AIM = Return the lines below exactly, from the first line to the line that contains "W, H = 866, 1330". Leave out pictures.
# START OF DATA FOR THIS TASK
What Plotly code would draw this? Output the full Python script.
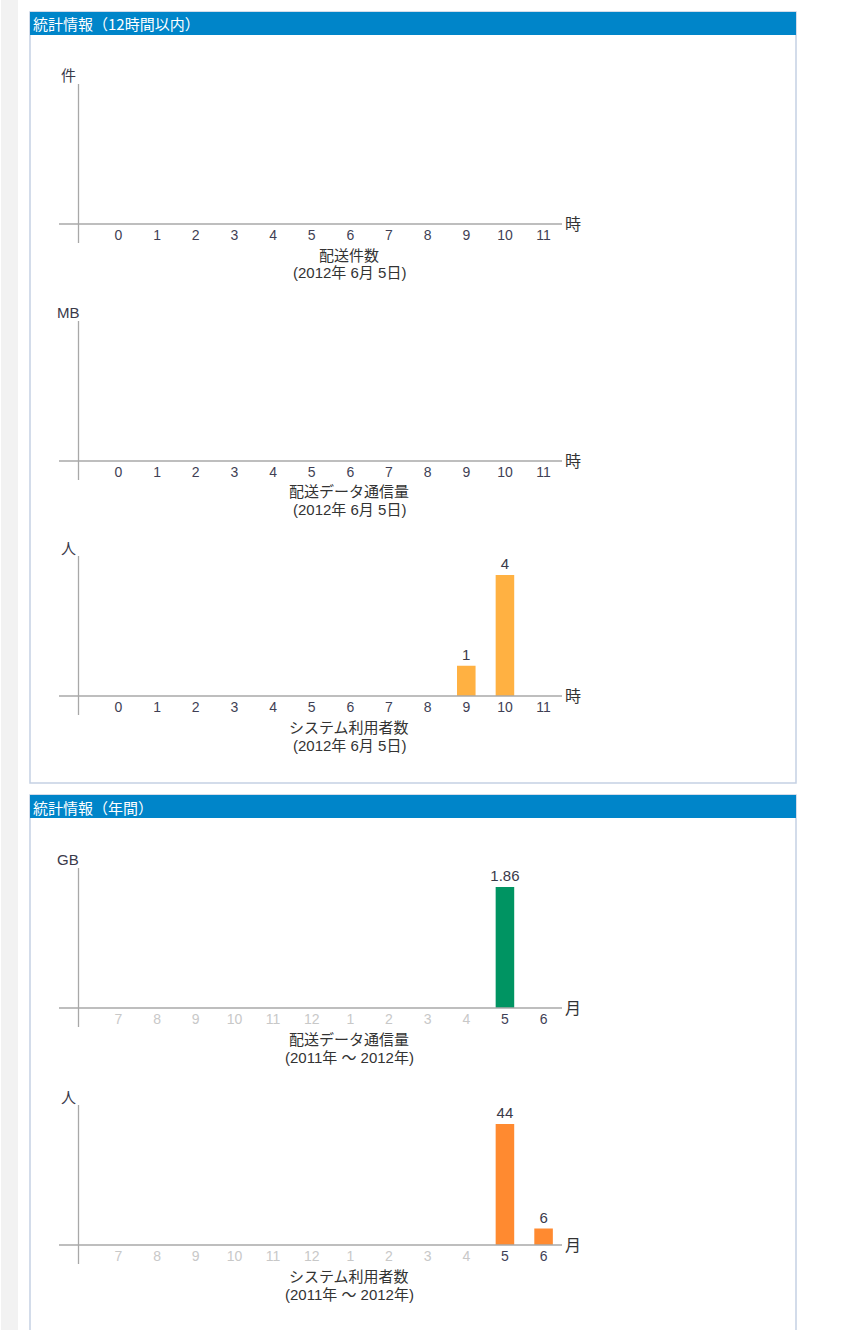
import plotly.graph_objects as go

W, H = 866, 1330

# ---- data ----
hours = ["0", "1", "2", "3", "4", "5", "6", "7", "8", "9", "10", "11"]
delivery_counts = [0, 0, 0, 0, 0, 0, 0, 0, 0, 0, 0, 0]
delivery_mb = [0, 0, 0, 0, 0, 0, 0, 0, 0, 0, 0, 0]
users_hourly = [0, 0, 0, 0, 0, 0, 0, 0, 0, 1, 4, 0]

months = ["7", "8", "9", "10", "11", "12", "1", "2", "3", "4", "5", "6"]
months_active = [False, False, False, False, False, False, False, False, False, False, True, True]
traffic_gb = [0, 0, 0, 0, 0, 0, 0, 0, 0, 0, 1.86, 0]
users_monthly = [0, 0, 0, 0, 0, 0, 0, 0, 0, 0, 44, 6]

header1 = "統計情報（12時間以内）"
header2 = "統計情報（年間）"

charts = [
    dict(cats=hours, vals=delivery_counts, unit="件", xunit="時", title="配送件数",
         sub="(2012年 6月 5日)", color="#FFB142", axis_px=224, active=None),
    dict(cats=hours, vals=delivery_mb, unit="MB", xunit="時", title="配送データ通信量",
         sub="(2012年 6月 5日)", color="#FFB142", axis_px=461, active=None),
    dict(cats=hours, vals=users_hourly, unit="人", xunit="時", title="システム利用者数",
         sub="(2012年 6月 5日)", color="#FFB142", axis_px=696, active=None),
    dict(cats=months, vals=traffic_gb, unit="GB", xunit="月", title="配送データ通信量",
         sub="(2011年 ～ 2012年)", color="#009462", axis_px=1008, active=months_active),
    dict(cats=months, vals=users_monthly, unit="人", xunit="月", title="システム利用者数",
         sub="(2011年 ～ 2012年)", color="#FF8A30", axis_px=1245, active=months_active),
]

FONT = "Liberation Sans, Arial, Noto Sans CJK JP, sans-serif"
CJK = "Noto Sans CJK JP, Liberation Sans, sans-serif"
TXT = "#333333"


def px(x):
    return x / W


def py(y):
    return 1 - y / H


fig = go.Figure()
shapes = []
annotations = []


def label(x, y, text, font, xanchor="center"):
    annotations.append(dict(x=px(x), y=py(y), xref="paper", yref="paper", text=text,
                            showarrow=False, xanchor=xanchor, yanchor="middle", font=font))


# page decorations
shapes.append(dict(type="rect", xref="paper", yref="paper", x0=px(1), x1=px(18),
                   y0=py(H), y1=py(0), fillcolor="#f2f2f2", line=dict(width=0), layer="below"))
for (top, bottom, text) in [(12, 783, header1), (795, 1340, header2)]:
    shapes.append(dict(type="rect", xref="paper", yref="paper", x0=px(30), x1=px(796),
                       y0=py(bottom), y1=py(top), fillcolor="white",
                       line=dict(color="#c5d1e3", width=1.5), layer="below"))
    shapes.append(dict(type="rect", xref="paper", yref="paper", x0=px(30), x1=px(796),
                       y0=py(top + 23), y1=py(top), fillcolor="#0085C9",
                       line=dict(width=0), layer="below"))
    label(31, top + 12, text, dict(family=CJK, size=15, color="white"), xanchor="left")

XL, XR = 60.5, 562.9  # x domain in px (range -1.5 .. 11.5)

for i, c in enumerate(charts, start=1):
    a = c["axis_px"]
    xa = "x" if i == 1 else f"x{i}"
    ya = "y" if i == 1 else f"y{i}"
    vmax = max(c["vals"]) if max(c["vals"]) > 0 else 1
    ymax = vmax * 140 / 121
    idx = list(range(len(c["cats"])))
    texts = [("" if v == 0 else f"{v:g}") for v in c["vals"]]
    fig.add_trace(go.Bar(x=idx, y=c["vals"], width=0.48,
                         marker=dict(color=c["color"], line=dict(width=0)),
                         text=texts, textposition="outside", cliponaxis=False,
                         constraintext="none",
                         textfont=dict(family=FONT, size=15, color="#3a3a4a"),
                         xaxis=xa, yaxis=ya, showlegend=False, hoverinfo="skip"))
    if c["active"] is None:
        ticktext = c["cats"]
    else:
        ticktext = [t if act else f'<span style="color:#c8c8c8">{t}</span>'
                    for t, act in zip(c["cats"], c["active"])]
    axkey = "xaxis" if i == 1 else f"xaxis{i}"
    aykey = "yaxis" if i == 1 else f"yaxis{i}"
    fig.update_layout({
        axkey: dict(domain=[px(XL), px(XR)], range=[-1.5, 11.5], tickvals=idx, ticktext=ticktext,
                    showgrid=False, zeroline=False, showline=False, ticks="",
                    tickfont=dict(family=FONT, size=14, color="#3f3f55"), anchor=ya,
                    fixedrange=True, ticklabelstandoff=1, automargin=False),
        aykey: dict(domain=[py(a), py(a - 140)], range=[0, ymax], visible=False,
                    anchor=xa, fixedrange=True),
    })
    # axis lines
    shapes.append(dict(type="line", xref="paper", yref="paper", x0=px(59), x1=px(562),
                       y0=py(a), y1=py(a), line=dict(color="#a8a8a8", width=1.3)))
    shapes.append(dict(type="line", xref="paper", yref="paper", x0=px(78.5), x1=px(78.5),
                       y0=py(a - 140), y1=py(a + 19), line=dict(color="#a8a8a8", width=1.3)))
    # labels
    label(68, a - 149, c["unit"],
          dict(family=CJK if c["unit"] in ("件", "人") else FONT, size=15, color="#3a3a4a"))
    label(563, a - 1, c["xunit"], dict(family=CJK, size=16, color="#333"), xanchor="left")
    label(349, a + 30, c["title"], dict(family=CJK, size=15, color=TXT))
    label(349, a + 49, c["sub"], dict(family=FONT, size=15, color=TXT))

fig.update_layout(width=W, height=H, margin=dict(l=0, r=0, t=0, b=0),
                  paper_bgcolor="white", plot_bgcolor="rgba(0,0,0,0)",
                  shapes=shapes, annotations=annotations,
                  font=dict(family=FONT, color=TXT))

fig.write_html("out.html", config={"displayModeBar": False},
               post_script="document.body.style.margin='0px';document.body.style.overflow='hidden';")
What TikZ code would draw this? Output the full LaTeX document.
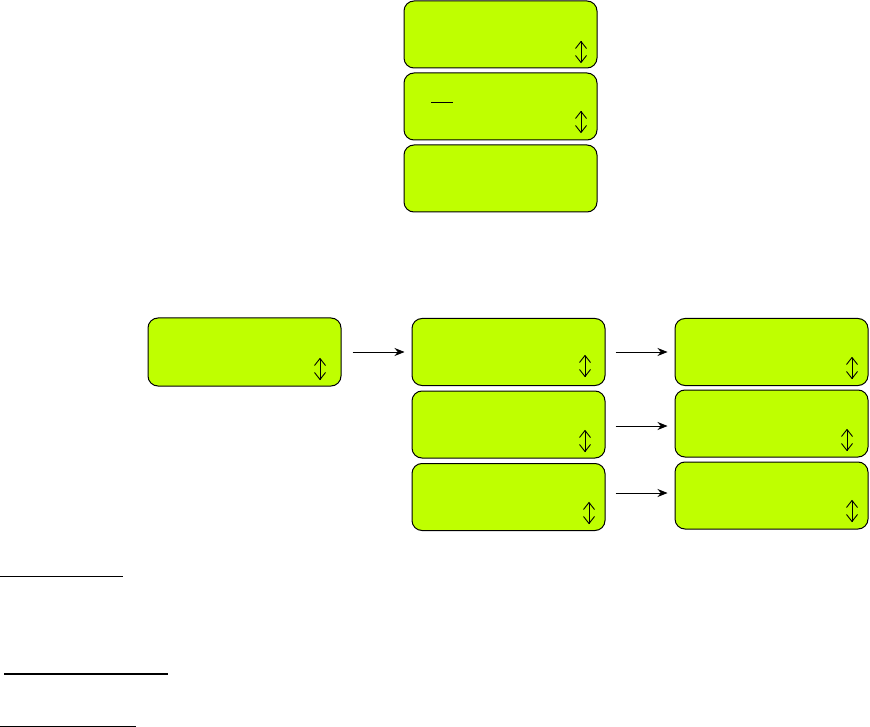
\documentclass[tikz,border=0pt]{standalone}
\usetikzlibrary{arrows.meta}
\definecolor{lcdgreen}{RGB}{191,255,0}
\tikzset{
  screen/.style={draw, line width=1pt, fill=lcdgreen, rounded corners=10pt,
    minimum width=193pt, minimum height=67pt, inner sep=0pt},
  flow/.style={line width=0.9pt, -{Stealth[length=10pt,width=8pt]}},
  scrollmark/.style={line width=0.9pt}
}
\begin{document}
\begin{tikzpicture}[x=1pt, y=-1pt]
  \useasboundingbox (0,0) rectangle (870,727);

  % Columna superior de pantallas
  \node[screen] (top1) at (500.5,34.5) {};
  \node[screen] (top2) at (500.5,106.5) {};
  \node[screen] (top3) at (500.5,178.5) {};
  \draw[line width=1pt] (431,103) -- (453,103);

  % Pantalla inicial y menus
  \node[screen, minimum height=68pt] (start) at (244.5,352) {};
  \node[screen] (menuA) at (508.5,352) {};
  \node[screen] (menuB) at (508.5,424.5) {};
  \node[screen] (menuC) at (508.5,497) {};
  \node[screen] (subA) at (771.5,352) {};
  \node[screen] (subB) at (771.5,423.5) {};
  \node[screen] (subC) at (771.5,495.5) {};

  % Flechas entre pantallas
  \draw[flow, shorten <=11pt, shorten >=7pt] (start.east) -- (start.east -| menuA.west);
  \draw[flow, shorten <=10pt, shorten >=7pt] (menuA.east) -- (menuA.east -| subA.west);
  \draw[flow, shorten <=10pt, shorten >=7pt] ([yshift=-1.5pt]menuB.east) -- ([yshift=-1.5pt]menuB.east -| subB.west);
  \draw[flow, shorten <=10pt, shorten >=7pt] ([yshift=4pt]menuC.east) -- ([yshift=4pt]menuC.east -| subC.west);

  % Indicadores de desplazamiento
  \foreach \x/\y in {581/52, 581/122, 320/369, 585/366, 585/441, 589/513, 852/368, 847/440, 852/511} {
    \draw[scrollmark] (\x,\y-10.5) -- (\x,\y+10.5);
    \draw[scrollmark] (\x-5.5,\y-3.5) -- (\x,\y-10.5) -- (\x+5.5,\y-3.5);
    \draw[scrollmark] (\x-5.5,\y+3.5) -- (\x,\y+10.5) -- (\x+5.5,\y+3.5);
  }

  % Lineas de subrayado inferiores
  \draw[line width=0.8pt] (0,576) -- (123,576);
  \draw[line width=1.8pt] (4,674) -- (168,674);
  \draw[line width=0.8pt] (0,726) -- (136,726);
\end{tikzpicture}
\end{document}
# END OF DATA FOR THIS TASK
RESULT FOR THIS EXERCISE =
What Plotly code would draw this? Output the full Python script.
import plotly.graph_objects as go

W, H = 866, 1330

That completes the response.